◆ **TASK DIRECTIONS**
Working from the top of the listing below, retype each line through the line containing "counter clear \&", both included, with no pictures.

(Rows from a dataset of charts and code)
'''

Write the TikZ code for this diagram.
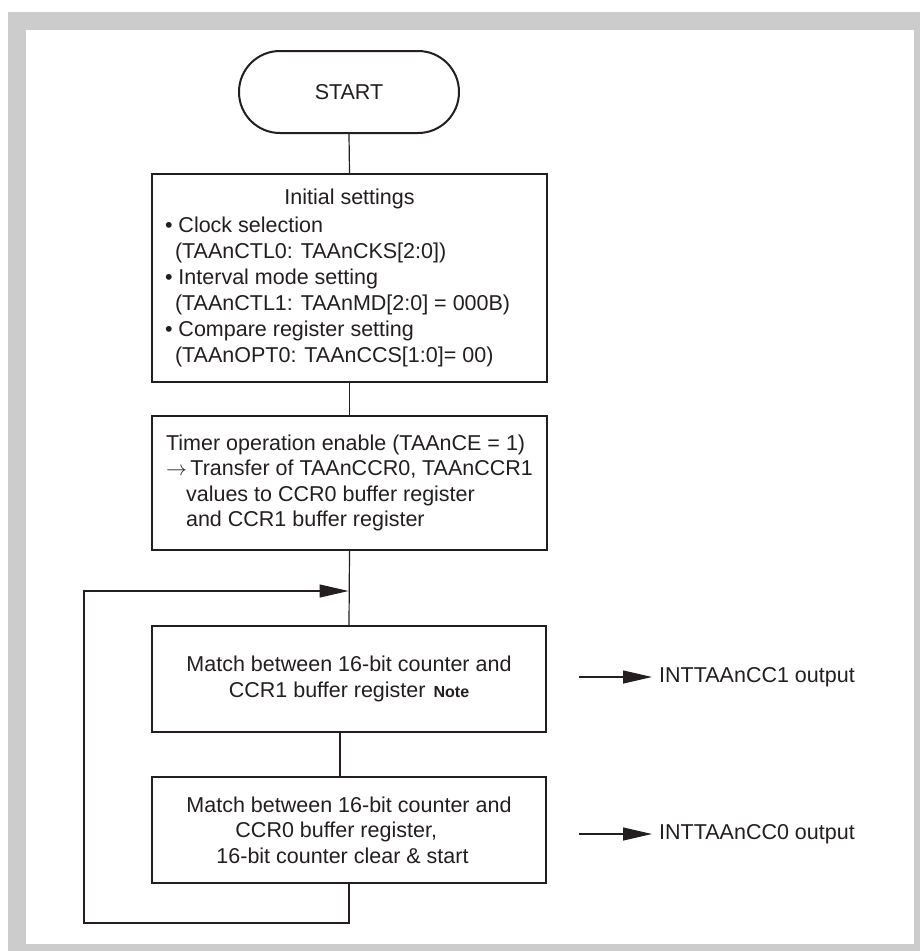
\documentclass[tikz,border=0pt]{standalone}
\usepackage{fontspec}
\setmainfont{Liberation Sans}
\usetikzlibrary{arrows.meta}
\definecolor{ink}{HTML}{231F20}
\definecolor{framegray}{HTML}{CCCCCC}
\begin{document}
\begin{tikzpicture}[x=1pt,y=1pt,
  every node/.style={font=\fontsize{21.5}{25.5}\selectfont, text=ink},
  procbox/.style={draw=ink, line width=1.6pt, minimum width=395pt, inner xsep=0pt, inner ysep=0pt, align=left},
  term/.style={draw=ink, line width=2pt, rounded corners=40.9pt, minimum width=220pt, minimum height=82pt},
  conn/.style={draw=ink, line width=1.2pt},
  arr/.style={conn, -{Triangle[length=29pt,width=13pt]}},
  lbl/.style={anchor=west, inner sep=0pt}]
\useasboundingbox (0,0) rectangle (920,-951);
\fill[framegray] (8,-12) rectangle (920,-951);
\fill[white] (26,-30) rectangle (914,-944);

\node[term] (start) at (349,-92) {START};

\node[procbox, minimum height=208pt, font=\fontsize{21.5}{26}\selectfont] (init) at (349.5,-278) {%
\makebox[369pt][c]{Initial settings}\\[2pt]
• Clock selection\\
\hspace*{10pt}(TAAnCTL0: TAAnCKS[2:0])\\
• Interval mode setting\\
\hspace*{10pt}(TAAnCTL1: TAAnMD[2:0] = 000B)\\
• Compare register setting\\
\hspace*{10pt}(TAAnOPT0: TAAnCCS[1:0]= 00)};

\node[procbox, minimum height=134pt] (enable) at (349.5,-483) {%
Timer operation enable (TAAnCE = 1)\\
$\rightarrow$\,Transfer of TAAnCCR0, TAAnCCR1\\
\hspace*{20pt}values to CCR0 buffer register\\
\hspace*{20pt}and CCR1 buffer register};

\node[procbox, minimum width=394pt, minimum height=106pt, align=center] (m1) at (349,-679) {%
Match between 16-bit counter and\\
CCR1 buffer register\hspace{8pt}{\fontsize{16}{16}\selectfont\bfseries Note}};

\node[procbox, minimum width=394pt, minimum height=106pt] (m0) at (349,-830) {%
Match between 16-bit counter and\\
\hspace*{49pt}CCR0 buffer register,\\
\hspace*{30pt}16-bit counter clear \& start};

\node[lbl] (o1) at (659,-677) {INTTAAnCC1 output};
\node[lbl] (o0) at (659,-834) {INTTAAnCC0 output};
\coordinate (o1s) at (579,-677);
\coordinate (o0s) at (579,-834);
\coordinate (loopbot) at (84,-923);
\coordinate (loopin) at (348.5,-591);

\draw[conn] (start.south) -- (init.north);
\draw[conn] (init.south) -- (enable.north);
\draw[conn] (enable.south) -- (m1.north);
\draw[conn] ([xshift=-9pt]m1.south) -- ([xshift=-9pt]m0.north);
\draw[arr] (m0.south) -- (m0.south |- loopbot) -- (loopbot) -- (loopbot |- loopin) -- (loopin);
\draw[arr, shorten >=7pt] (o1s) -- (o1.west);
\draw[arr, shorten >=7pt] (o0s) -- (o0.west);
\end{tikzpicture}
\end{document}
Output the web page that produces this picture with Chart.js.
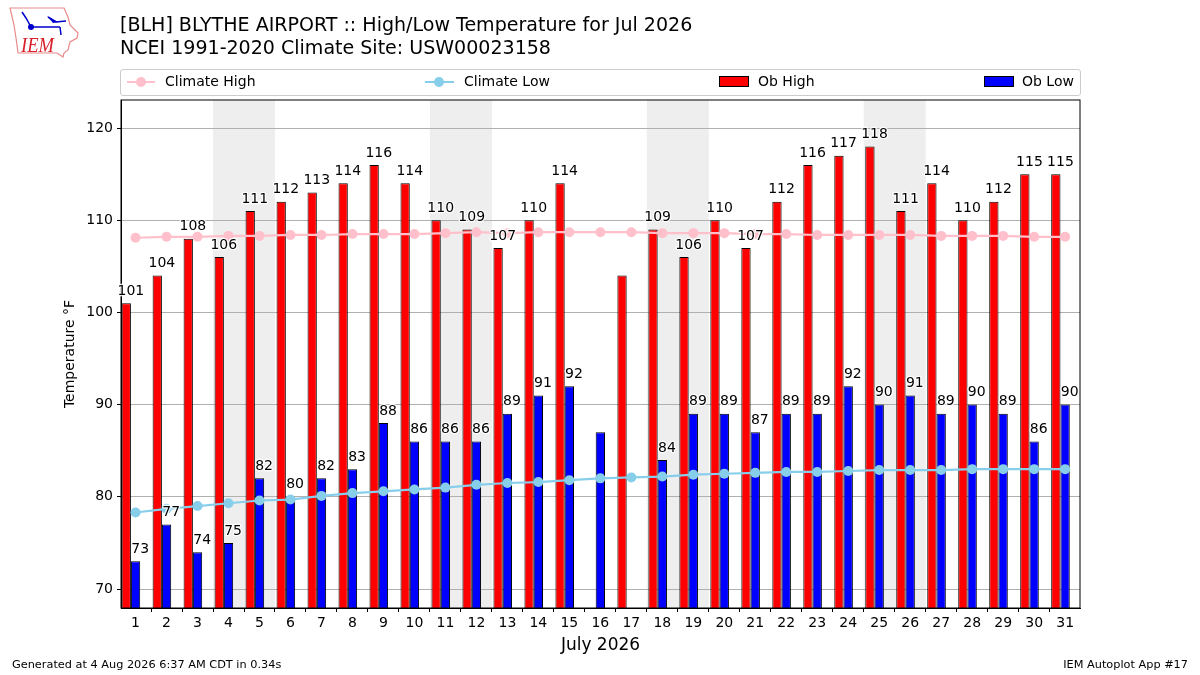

'''

◆ **RESPONSE**
Write the TikZ code for this diagram.
\documentclass[tikz,border=0pt]{standalone}
\usepackage{fontspec}
\setmainfont{Liberation Sans}
\usetikzlibrary{arrows.meta}
\definecolor{ink}{HTML}{231F20}
\definecolor{framegray}{HTML}{CCCCCC}
\begin{document}
\begin{tikzpicture}[x=1pt,y=1pt,
  every node/.style={font=\fontsize{21.5}{25.5}\selectfont, text=ink},
  procbox/.style={draw=ink, line width=1.6pt, minimum width=395pt, inner xsep=0pt, inner ysep=0pt, align=left},
  term/.style={draw=ink, line width=2pt, rounded corners=40.9pt, minimum width=220pt, minimum height=82pt},
  conn/.style={draw=ink, line width=1.2pt},
  arr/.style={conn, -{Triangle[length=29pt,width=13pt]}},
  lbl/.style={anchor=west, inner sep=0pt}]
\useasboundingbox (0,0) rectangle (920,-951);
\fill[framegray] (8,-12) rectangle (920,-951);
\fill[white] (26,-30) rectangle (914,-944);

\node[term] (start) at (349,-92) {START};

\node[procbox, minimum height=208pt, font=\fontsize{21.5}{26}\selectfont] (init) at (349.5,-278) {%
\makebox[369pt][c]{Initial settings}\\[2pt]
• Clock selection\\
\hspace*{10pt}(TAAnCTL0: TAAnCKS[2:0])\\
• Interval mode setting\\
\hspace*{10pt}(TAAnCTL1: TAAnMD[2:0] = 000B)\\
• Compare register setting\\
\hspace*{10pt}(TAAnOPT0: TAAnCCS[1:0]= 00)};

\node[procbox, minimum height=134pt] (enable) at (349.5,-483) {%
Timer operation enable (TAAnCE = 1)\\
$\rightarrow$\,Transfer of TAAnCCR0, TAAnCCR1\\
\hspace*{20pt}values to CCR0 buffer register\\
\hspace*{20pt}and CCR1 buffer register};

\node[procbox, minimum width=394pt, minimum height=106pt, align=center] (m1) at (349,-679) {%
Match between 16-bit counter and\\
CCR1 buffer register\hspace{8pt}{\fontsize{16}{16}\selectfont\bfseries Note}};

\node[procbox, minimum width=394pt, minimum height=106pt] (m0) at (349,-830) {%
Match between 16-bit counter and\\
\hspace*{49pt}CCR0 buffer register,\\
\hspace*{30pt}16-bit counter clear \& start};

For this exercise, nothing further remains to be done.